Le film d'auteur en danger

Trop de films? Certes, mais pour être sur de limiter le risque, les distributeurs sont obligés de multiplier les sorties. Près de 20 distributeurs ont ainsi placé leurs espoirs sur plus de dix films chacun cette année. Aujourd'hui le film d'auteur est un succès entre 150000 et 50000 entrées, quand avant on s'enthousiasmait dès que l'un d'eux passait le million et que la norme était entre 500000 et 1 million. Cette année, mis à part La La Land, Dunkerque et Au revoir là-haut bénéficiant de gros budgets (y compris marketing), le film d'auteur est rare au box office. Le film d'art et essai est quasiment inexistant. Pas étonnant alors que le champion annuel soit 120 battements par minute (815000 entrées), loin devant Ôtez-moi d'un doute (680000) et Moonlight (565000). Petit paysan suit avec 515000 entrées. Et ça s'arrête là. Il y a urgence à revoir la manière dont ces films sont promus, y compris à la télévision.

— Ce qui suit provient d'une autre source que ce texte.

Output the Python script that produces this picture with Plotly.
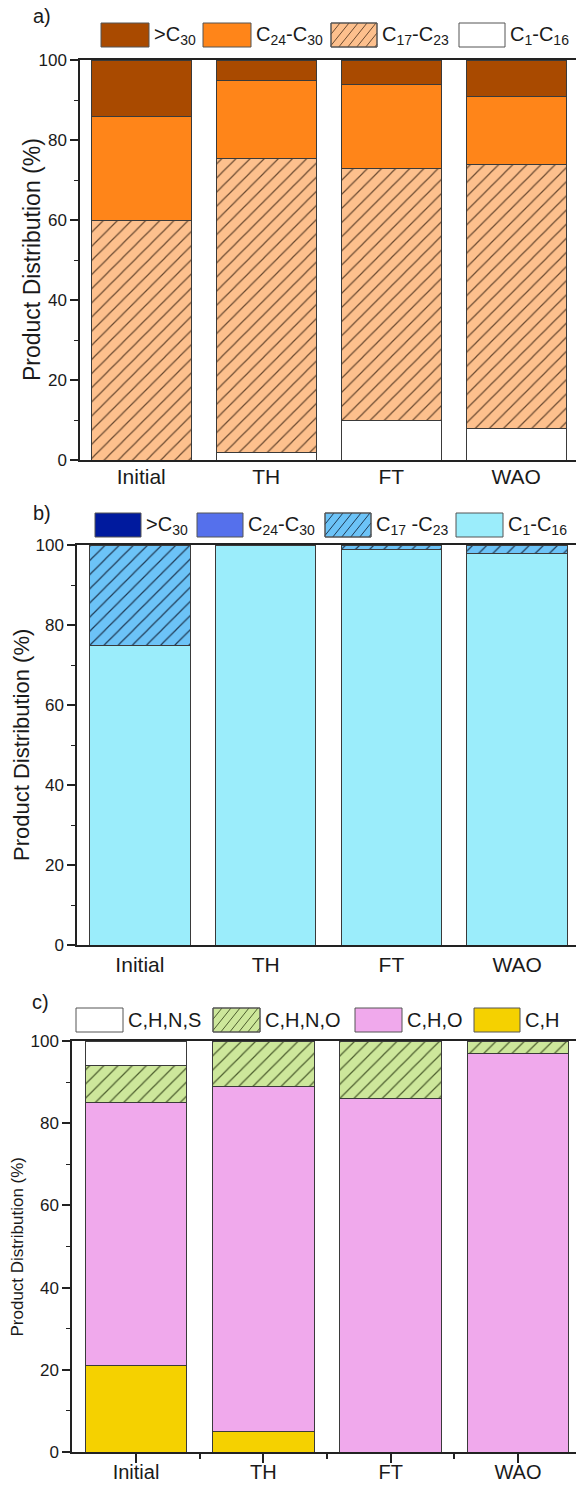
import plotly.graph_objects as go

W, H = 576, 1485
FONT = "Liberation Sans, Arial, sans-serif"

categories = ["Initial", "TH", "FT", "WAO"]

# Panel a) values (%), stacked bottom -> top
a_c1_c16 = [0, 2, 10, 8]
a_c17_c23 = [60, 73.3, 63, 66]
a_c24_c30 = [26, 19.7, 21, 17]
a_gt_c30 = [14, 5, 6, 9]

# Panel b) values (%)
b_c1_c16 = [75, 100, 99, 98]
b_c17_c23 = [25, 0, 1, 2]
b_c24_c30 = [0, 0, 0, 0]
b_gt_c30 = [0, 0, 0, 0]

# Panel c) values (%)
c_ch = [21, 5, 0, 0]
c_cho = [64, 84, 86, 97]
c_chno = [9, 11, 14, 3]
c_chns = [6, 0, 0, 0]

a_names = [">C<sub>30</sub>", "C<sub>24</sub>-C<sub>30</sub>", "C<sub>17</sub>-C<sub>23</sub>", "C<sub>1</sub>-C<sub>16</sub>"]
b_names = [">C<sub>30</sub>", "C<sub>24</sub>-C<sub>30</sub>", "C<sub>17</sub> -C<sub>23</sub>", "C<sub>1</sub>-C<sub>16</sub>"]
c_names = ["C,H,N,S", "C,H,N,O", "C,H,O", "C,H"]
y_title = "Product Distribution (%)"
panel_tags = ["a)", "b)", "c)"]

# ---- styles ----
OUT = "#3a3a3a"
a_style = [  # same order as a_names (legend order)
    dict(color="#A94A00"), dict(color="#FF8519"),
    dict(color="#FDC08D", hatch="#6b4a30"), dict(color="#FFFFFF")]
b_style = [
    dict(color="#001A9E"), dict(color="#5570EC"),
    dict(color="#6CC3F7", hatch="#1f3a55"), dict(color="#9BEDFB")]
c_style = [
    dict(color="#FFFFFF"), dict(color="#CDE79B", hatch="#4d5e2e"),
    dict(color="#F0A9EC"), dict(color="#F5D100")]

# panel geometry (pixels)
panels = [
    dict(left=80, top=60, bottom=460, xr=[-0.49, 3.478], tick_sz=17, xt_sz=21, title_x=32, title_sz=23,
         xticks=False, standoff=-3, tag=(42, 16), leg_y=(23, 47),
         leg_boxes=[(101, 149), (203, 251), (331, 377), (459, 505)]),
    dict(left=77, top=545, bottom=945, xr=[-0.5, 3.468], tick_sz=17, xt_sz=21, title_x=21, title_sz=22,
         xticks=False, standoff=0, tag=(42, 513), leg_y=(513, 537),
         leg_boxes=[(95, 141), (197, 243), (325, 371), (456, 503)]),
    dict(left=72, top=1041, bottom=1452, xr=[-0.503, 3.456], tick_sz=17, xt_sz=20, title_x=17, title_sz=17,
         xticks=True, standoff=-8, tag=(40, 1002), leg_y=(1008, 1032),
         leg_boxes=[(76, 123), (213, 260), (355, 402), (474, 520)]),
]

def px(x):
    return x / W

def py(y):
    return 1 - y / H

xpos = list(range(len(categories)))

fig = go.Figure()

def add_bar(vals, name, style, idx):
    marker = dict(color=style["color"], line=dict(color=OUT, width=1))
    if "hatch" in style:
        marker["pattern"] = dict(shape="/", fgcolor=style["hatch"], bgcolor=style["color"],
                                 size=10, solidity=0.12, fillmode="replace")
    sfx = "" if idx == 1 else str(idx)
    fig.add_trace(go.Bar(x=xpos, y=vals, name=name, marker=marker, width=0.8,
                         xaxis="x" + sfx, yaxis="y" + sfx, showlegend=False))

# stacked bottom -> top
add_bar(a_c1_c16, a_names[3], a_style[3], 1)
add_bar(a_c17_c23, a_names[2], a_style[2], 1)
add_bar(a_c24_c30, a_names[1], a_style[1], 1)
add_bar(a_gt_c30, a_names[0], a_style[0], 1)

add_bar(b_c1_c16, b_names[3], b_style[3], 2)
add_bar(b_c17_c23, b_names[2], b_style[2], 2)
add_bar(b_c24_c30, b_names[1], b_style[1], 2)
add_bar(b_gt_c30, b_names[0], b_style[0], 2)

add_bar(c_ch, c_names[3], c_style[3], 3)
add_bar(c_cho, c_names[2], c_style[2], 3)
add_bar(c_chno, c_names[1], c_style[1], 3)
add_bar(c_chns, c_names[0], c_style[0], 3)

layout = dict(width=W, height=H, margin=dict(l=0, r=0, t=0, b=0, pad=0), autosize=False,
              barmode="stack", paper_bgcolor="white", plot_bgcolor="white",
              font=dict(family=FONT, color="#1a1a1a"), bargap=0.2, showlegend=False)

shapes = []
annotations = []

def hatch_paths(x0, x1, yt, yb, step=9, slope=1.25):
    segs = []
    k = x0 - (yb - yt) / slope
    while k < x1:
        t_lo = max(x0 - k, 0)
        t_hi = min(x1 - k, (yb - yt) / slope)
        if t_hi > t_lo:
            xa, ya = k + t_lo, yb - t_lo * slope
            xb, yb2 = k + t_hi, yb - t_hi * slope
            segs.append(f"M{px(xa):.5f},{py(ya):.5f} L{px(xb):.5f},{py(yb2):.5f}")
        k += step
    return " ".join(segs)

styles = [a_style, b_style, c_style]
names = [a_names, b_names, c_names]

for i, p in enumerate(panels):
    sfx = "" if i == 0 else str(i + 1)
    ydom = [py(p["bottom"]), py(p["top"])]
    xdom = [px(p["left"]), 1.0]
    xa = dict(domain=xdom, range=p["xr"], anchor="y" + sfx, tickmode="array", tickvals=xpos,
              ticktext=categories, showline=True, linecolor="#222", linewidth=1.5, mirror=True,
              showgrid=False, zeroline=False, automargin=False, ticklabelstandoff=p["standoff"],
              tickfont=dict(size=p["xt_sz"], family=FONT, color="#1a1a1a"))
    if p["xticks"]:
        xa.update(ticks="outside", ticklen=9, tickwidth=1.5, tickcolor="#222",
                  minor=dict(tickmode="array", tickvals=[0.5, 1.5, 2.5], ticks="outside",
                             ticklen=5, tickwidth=1.5, tickcolor="#222"))
    else:
        xa.update(ticks="")
    ya = dict(domain=ydom, range=[0, 100], anchor="x" + sfx, tickmode="array",
              tickvals=[0, 20, 40, 60, 80, 100], ticks="outside", ticklen=8, tickwidth=1.5,
              tickcolor="#222", showline=True, linecolor="#222", linewidth=1.5, mirror=False,
              showgrid=False, zeroline=False, automargin=False,
              minor=dict(tickmode="array", tickvals=[10, 30, 50, 70, 90], ticks="outside",
                         ticklen=4, tickwidth=1.2, tickcolor="#222"),
              tickfont=dict(size=p["tick_sz"], family=FONT, color="#1a1a1a"))
    layout["xaxis" + sfx] = xa
    layout["yaxis" + sfx] = ya

    # y title
    annotations.append(dict(text=y_title, x=px(p["title_x"]), y=py((p["top"] + p["bottom"]) / 2),
                            xref="paper", yref="paper", textangle=-90, showarrow=False,
                            xanchor="center", yanchor="middle",
                            font=dict(size=p["title_sz"], family=FONT, color="#1a1a1a")))
    # panel tag
    annotations.append(dict(text=panel_tags[i], x=px(p["tag"][0]), y=py(p["tag"][1]),
                            xref="paper", yref="paper", showarrow=False,
                            xanchor="center", yanchor="middle",
                            font=dict(size=20, family=FONT, color="#1a1a1a")))
    # legend
    yt, yb = p["leg_y"]
    for j, (bx0, bx1) in enumerate(p["leg_boxes"]):
        st = styles[i][j]
        shapes.append(dict(type="rect", xref="paper", yref="paper",
                           x0=px(bx0), x1=px(bx1), y0=py(yb), y1=py(yt),
                           fillcolor=st["color"], line=dict(color="#555", width=1)))
        if "hatch" in st:
            shapes.append(dict(type="path", xref="paper", yref="paper",
                               path=hatch_paths(bx0, bx1, yt, yb),
                               line=dict(color=st["hatch"], width=1)))
            shapes.append(dict(type="rect", xref="paper", yref="paper",
                               x0=px(bx0), x1=px(bx1), y0=py(yb), y1=py(yt),
                               fillcolor="rgba(0,0,0,0)", line=dict(color="#555", width=1)))
        annotations.append(dict(text=names[i][j], x=px(bx1 + 3), y=py((yt + yb) / 2),
                                xref="paper", yref="paper", showarrow=False,
                                xanchor="left", yanchor="middle",
                                font=dict(size=20, family=FONT, color="#1a1a1a")))

layout["shapes"] = shapes
layout["annotations"] = annotations
fig.update_layout(**layout)

fig.write_html("out.html", config={"displayModeBar": False},
               post_script="document.body.style.margin='0';")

La concentration des pouvoirs

Enfin, c'est une année où tout se fusionne, se concentre, se grossit. Pathé et Gaumont vont devenir un seul réseau. CGR avale Cap' Ciné. La Disney absorbe la Fox. Sans compter les studios qui se piquent leurs décideurs et leurs talents. Les nouveaux ennemis sont pour les circuits comme pour les studios Facebook, Google, Apple, Netflix, Amazon... On réalise bien que cette concentration en amont se déverse aussi en aval. 2017, encore plus que les années précédentes, c'est une histoire de parts de marché. Les films événements (Star Wars, La belle et la bête, Ça, The Fate of the Furious...) focalisent l'attention jusque dans les médias les plus réputés pour leur diversité et leur indépendance. Le public se rue en masse dès les premiers jours pour voir ses films, tuant de facto tous les autres. Aux Etats-Unis, 23 films ont récolté plus de 40 millions de $ (20 en 2016) durant leurs trois premiers jours, parfois en s'octroyant jusqu'à 85% des recettes totales du week end. En France 23 films ont attiré plus de 700000 spectateurs dans les salles en cinq jours, s'accaparant en moyenne 30 à 40% des tickets vendus durant cette période. Cela tue la diversité, et par conséquent la carrière des films fragiles. Il est là aussi urgent que l'on régule l'offre pour ne pas finir avec une distorsion de concurrence fatale.